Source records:
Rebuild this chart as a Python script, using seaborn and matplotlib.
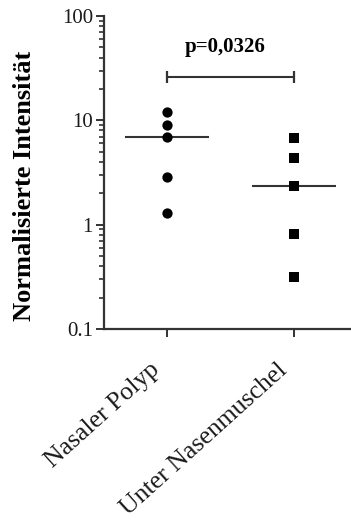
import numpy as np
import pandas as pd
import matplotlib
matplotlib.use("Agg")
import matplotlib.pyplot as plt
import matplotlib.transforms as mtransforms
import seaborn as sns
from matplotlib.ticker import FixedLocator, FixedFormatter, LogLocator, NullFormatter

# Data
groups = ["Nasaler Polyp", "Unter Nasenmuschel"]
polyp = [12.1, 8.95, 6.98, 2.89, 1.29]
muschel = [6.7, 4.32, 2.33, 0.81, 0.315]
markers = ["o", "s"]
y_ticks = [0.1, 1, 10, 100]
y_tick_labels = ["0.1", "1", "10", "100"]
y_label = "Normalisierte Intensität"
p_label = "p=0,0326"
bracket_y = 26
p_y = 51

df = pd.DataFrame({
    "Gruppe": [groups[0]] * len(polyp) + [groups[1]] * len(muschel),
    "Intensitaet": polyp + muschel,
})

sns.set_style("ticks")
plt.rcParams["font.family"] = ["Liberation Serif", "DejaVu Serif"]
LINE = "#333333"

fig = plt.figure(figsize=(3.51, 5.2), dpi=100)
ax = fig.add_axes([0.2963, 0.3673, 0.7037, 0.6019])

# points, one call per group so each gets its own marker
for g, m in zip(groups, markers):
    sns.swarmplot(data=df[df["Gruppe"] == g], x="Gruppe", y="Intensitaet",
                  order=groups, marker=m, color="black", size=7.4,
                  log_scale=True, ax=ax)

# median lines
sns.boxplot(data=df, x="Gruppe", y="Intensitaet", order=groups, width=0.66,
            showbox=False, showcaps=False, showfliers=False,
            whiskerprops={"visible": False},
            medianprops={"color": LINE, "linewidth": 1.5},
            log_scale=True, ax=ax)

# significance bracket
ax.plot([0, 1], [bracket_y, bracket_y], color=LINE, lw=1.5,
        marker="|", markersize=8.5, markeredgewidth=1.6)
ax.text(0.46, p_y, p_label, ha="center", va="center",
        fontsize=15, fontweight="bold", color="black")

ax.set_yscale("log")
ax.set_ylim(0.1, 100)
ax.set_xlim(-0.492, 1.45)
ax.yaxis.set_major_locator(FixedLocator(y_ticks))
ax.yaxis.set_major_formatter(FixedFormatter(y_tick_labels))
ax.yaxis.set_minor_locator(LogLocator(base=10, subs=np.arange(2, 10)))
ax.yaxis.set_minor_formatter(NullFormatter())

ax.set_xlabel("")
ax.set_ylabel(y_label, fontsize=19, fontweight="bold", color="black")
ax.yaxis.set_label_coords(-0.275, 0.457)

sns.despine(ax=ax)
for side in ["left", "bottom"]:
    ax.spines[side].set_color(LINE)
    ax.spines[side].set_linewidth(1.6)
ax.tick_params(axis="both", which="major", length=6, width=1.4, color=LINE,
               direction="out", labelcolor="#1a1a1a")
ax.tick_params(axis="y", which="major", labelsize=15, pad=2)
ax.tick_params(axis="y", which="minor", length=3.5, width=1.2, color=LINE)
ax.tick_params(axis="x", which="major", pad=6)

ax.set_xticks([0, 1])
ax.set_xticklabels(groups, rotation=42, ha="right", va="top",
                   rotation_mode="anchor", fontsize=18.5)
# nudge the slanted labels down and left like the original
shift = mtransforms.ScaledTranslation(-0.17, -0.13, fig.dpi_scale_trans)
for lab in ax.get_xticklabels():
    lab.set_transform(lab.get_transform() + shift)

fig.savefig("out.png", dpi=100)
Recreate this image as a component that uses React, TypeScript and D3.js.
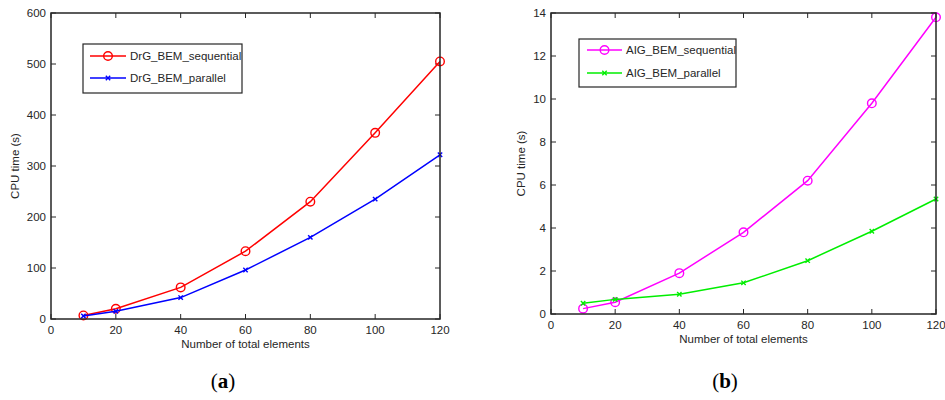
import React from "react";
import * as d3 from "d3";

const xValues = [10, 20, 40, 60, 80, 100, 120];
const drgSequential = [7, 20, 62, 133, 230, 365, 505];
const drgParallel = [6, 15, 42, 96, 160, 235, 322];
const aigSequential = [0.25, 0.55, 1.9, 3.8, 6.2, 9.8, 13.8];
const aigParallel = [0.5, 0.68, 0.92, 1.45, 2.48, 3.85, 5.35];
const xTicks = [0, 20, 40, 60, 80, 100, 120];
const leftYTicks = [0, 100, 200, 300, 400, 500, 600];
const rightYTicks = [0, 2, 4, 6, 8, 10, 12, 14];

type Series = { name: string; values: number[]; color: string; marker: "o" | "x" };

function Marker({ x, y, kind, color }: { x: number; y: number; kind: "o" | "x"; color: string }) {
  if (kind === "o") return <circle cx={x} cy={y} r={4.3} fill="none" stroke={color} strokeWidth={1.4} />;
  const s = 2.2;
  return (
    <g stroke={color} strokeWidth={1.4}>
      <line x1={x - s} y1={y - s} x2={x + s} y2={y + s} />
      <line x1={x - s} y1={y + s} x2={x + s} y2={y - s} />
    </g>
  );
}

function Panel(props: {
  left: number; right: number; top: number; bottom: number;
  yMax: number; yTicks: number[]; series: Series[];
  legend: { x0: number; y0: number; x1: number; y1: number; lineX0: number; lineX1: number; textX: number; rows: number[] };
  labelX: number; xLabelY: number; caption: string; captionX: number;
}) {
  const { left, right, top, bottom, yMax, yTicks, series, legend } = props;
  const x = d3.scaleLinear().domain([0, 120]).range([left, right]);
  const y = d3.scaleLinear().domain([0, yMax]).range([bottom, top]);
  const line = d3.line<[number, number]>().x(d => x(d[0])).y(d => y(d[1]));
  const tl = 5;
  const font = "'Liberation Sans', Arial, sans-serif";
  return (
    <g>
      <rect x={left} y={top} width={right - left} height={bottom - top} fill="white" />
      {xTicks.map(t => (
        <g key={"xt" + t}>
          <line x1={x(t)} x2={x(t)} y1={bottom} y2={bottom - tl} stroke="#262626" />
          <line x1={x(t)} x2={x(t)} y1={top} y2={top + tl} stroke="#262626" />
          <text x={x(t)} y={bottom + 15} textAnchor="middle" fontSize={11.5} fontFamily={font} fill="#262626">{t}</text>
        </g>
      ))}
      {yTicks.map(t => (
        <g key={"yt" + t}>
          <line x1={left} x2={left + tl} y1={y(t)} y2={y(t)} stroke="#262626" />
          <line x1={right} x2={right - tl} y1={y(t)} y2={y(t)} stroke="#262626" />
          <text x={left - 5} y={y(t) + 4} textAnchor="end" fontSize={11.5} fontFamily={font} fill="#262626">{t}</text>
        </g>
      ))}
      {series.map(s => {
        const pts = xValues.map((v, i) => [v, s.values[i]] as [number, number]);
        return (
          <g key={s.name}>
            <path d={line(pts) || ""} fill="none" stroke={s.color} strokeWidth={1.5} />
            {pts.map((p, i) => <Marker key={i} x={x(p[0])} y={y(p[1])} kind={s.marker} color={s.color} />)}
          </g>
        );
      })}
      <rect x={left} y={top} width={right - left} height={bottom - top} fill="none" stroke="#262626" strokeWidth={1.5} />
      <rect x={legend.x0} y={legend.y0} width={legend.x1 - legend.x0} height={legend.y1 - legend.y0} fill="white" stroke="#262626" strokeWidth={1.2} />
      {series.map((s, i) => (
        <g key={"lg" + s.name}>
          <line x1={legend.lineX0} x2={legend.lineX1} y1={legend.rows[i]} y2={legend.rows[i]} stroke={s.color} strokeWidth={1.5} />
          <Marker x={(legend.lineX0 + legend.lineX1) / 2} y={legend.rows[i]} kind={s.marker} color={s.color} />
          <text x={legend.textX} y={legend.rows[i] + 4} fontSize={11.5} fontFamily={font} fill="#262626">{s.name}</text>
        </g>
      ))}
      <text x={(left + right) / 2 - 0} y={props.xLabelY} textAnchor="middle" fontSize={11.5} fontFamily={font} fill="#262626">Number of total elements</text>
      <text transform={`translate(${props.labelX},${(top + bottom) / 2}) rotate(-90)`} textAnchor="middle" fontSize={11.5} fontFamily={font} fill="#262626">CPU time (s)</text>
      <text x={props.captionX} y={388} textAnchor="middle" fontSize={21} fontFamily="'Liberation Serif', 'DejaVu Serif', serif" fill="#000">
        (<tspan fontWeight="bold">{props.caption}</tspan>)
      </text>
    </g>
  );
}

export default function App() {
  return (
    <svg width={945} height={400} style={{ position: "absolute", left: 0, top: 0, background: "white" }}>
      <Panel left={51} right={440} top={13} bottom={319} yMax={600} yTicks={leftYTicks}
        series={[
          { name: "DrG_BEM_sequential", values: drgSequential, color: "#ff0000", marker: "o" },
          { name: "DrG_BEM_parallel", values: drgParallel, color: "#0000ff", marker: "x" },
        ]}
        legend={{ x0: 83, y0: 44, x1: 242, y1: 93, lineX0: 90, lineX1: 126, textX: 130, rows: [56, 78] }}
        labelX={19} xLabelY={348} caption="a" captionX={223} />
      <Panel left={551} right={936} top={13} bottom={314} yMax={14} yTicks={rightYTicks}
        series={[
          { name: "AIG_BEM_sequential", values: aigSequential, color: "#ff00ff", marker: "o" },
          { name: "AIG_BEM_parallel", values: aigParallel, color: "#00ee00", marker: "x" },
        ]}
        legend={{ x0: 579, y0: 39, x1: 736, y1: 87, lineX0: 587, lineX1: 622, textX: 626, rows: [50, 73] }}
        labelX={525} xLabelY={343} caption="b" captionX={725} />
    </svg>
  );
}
--
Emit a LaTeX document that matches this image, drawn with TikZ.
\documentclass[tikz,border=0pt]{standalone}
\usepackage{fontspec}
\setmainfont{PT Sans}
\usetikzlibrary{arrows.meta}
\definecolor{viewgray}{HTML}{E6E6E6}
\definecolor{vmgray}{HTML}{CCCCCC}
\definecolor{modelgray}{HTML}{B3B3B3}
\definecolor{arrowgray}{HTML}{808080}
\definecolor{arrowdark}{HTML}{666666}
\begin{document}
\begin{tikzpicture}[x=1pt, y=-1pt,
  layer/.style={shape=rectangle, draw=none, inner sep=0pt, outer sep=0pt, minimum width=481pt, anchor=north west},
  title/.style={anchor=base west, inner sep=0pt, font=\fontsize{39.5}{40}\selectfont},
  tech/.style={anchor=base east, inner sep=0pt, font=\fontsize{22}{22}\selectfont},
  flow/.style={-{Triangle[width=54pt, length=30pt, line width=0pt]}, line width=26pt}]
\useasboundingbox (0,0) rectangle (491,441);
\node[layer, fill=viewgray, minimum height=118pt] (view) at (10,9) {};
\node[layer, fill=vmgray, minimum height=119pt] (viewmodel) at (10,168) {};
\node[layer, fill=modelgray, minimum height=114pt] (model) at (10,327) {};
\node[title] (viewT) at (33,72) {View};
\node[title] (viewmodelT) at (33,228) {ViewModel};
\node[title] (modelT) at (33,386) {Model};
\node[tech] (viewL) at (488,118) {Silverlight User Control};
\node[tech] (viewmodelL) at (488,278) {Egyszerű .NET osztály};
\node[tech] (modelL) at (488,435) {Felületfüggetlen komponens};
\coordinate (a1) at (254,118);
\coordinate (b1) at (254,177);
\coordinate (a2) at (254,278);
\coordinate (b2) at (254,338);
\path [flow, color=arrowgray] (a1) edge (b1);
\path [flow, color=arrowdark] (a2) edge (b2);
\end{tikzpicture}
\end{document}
==
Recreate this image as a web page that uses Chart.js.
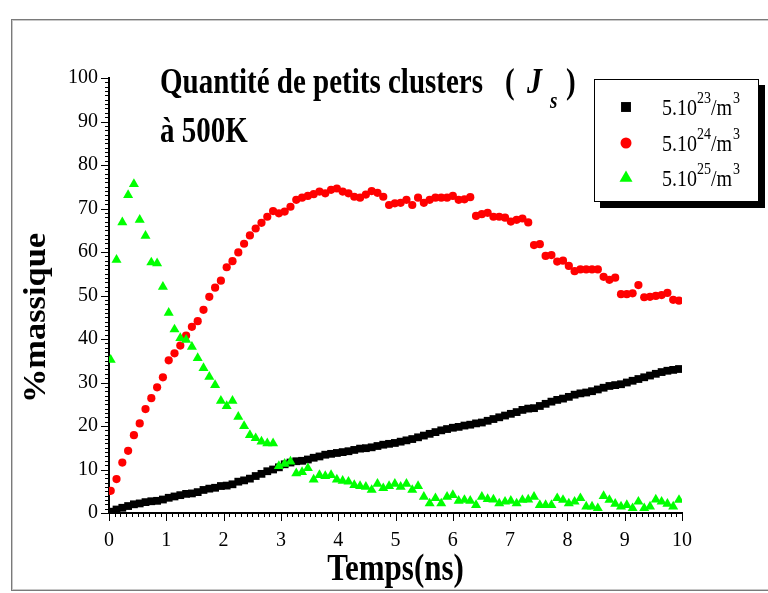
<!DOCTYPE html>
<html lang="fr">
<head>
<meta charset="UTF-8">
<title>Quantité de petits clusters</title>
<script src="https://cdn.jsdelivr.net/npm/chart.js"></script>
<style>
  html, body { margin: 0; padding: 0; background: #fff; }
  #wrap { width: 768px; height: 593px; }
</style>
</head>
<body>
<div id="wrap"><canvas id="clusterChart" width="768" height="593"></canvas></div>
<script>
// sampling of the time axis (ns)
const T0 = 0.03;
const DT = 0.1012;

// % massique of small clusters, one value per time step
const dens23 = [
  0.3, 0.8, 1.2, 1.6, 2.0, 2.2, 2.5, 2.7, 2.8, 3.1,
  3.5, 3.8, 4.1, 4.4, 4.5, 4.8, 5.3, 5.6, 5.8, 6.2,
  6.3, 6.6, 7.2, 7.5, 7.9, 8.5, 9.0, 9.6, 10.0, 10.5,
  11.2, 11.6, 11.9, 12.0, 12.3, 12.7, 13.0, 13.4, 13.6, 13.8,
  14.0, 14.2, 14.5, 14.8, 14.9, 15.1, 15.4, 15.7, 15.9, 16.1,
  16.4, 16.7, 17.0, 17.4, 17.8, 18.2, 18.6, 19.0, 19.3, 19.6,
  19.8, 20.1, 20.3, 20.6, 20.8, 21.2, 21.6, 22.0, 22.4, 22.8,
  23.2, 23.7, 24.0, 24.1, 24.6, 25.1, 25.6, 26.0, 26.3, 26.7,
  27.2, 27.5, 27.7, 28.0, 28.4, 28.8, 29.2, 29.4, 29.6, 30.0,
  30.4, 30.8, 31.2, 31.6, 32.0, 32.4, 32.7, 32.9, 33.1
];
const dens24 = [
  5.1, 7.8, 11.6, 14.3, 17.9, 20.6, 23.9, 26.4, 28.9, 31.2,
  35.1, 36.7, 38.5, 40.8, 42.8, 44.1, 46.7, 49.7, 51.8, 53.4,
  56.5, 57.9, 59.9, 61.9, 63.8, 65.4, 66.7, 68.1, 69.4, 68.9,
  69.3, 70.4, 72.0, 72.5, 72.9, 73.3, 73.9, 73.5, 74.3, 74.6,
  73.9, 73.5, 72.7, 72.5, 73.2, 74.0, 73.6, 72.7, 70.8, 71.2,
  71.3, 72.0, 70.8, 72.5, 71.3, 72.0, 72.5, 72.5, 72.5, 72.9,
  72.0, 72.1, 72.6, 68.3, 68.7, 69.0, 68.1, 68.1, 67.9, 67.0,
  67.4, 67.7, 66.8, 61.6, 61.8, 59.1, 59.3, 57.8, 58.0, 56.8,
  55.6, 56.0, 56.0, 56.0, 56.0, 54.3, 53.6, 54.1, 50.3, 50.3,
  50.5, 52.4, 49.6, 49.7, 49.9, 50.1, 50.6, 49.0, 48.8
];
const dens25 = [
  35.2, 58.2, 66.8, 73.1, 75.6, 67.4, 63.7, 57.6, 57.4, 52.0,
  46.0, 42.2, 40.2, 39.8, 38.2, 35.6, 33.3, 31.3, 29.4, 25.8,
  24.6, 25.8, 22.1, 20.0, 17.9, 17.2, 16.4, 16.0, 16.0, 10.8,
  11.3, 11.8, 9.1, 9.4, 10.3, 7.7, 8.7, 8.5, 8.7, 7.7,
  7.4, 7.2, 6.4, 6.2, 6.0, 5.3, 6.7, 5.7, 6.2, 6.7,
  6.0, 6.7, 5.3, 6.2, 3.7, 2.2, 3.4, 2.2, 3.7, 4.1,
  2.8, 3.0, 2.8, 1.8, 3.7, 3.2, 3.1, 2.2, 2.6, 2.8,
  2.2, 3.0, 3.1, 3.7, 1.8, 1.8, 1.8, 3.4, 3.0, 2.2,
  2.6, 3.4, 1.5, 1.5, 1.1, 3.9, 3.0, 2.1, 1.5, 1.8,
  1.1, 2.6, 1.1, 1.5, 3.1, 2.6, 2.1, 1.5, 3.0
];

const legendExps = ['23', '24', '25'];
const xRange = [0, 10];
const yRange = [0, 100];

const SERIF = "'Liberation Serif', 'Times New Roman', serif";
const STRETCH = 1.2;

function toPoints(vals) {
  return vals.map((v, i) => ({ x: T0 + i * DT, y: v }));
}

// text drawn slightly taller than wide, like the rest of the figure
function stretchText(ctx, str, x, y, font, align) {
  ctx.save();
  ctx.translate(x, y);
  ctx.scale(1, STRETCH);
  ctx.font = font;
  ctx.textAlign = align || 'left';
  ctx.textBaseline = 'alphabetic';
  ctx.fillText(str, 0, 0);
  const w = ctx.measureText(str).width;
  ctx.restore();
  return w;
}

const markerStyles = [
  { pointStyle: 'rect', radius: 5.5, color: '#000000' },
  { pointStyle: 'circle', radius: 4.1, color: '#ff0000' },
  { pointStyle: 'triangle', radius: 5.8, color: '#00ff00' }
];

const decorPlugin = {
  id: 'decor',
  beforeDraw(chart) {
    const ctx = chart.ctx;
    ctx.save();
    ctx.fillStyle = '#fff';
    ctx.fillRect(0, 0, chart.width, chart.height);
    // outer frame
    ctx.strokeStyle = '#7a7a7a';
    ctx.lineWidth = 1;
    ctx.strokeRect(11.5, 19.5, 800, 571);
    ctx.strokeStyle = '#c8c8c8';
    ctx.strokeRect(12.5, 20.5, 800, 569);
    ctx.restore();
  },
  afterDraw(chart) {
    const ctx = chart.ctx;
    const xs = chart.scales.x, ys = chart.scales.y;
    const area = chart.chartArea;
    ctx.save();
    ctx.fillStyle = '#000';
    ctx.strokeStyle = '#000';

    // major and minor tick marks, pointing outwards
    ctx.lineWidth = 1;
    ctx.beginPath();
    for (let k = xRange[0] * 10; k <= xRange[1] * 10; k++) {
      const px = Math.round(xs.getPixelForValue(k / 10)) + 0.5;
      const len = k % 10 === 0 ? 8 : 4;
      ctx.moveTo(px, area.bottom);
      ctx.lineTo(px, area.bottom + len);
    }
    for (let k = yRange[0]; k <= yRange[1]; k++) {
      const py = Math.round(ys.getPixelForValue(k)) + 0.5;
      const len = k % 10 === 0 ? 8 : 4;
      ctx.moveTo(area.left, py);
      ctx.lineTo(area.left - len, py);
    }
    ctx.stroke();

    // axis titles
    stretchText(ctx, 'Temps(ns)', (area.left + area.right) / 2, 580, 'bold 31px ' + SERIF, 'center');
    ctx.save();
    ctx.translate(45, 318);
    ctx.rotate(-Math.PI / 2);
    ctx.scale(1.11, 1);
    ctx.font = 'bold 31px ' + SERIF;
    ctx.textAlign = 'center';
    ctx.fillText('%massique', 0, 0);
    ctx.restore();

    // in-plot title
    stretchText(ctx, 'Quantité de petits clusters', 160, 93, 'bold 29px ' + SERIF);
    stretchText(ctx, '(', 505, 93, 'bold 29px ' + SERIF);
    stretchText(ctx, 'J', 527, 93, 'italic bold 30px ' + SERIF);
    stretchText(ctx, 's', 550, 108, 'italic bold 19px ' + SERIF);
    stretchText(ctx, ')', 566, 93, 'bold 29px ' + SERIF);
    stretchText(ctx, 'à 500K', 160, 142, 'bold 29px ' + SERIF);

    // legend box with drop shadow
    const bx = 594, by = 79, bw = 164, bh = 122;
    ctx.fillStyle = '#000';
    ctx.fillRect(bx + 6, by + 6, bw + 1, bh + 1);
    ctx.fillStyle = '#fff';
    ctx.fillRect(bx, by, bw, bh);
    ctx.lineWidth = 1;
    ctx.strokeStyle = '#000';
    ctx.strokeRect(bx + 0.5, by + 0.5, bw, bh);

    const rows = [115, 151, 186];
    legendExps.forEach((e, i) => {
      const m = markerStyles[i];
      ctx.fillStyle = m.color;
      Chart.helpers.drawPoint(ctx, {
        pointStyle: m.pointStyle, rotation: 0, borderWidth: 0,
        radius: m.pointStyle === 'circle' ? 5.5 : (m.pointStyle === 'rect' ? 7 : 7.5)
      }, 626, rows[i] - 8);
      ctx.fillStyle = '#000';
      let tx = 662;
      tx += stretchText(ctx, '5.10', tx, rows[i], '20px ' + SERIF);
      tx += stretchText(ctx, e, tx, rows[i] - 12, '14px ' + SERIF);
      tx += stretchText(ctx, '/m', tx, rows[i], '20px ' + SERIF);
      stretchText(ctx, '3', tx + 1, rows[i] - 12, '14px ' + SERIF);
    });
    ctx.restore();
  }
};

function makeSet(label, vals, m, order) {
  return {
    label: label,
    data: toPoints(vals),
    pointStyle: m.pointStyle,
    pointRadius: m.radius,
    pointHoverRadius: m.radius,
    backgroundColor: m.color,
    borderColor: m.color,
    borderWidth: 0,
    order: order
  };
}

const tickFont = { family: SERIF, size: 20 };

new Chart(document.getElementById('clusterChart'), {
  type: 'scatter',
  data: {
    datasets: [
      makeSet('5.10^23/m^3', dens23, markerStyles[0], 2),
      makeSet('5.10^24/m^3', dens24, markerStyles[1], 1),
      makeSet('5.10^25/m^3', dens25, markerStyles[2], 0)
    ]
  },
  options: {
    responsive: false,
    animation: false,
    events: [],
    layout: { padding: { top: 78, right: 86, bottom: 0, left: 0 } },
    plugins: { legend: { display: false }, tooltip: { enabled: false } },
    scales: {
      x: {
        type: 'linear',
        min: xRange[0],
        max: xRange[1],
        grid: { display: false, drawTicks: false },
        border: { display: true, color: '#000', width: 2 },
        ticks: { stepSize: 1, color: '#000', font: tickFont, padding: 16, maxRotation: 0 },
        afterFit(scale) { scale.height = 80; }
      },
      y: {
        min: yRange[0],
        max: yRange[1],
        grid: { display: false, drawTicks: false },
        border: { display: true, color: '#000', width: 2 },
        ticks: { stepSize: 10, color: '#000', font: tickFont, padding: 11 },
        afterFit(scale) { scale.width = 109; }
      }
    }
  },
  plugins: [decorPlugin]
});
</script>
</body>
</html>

**Written instruction:**
Gather and copy every line of the data in which the string "matplotlib" is found.

**Response to this exercise:**
Rebuild this chart as a Python script, using seaborn and matplotlib.
import matplotlib
matplotlib.use("Agg")
import matplotlib.pyplot as plt
import matplotlib.transforms as mtransforms
from matplotlib.ticker import FixedLocator, FixedFormatter, LogLocator, NullFormatter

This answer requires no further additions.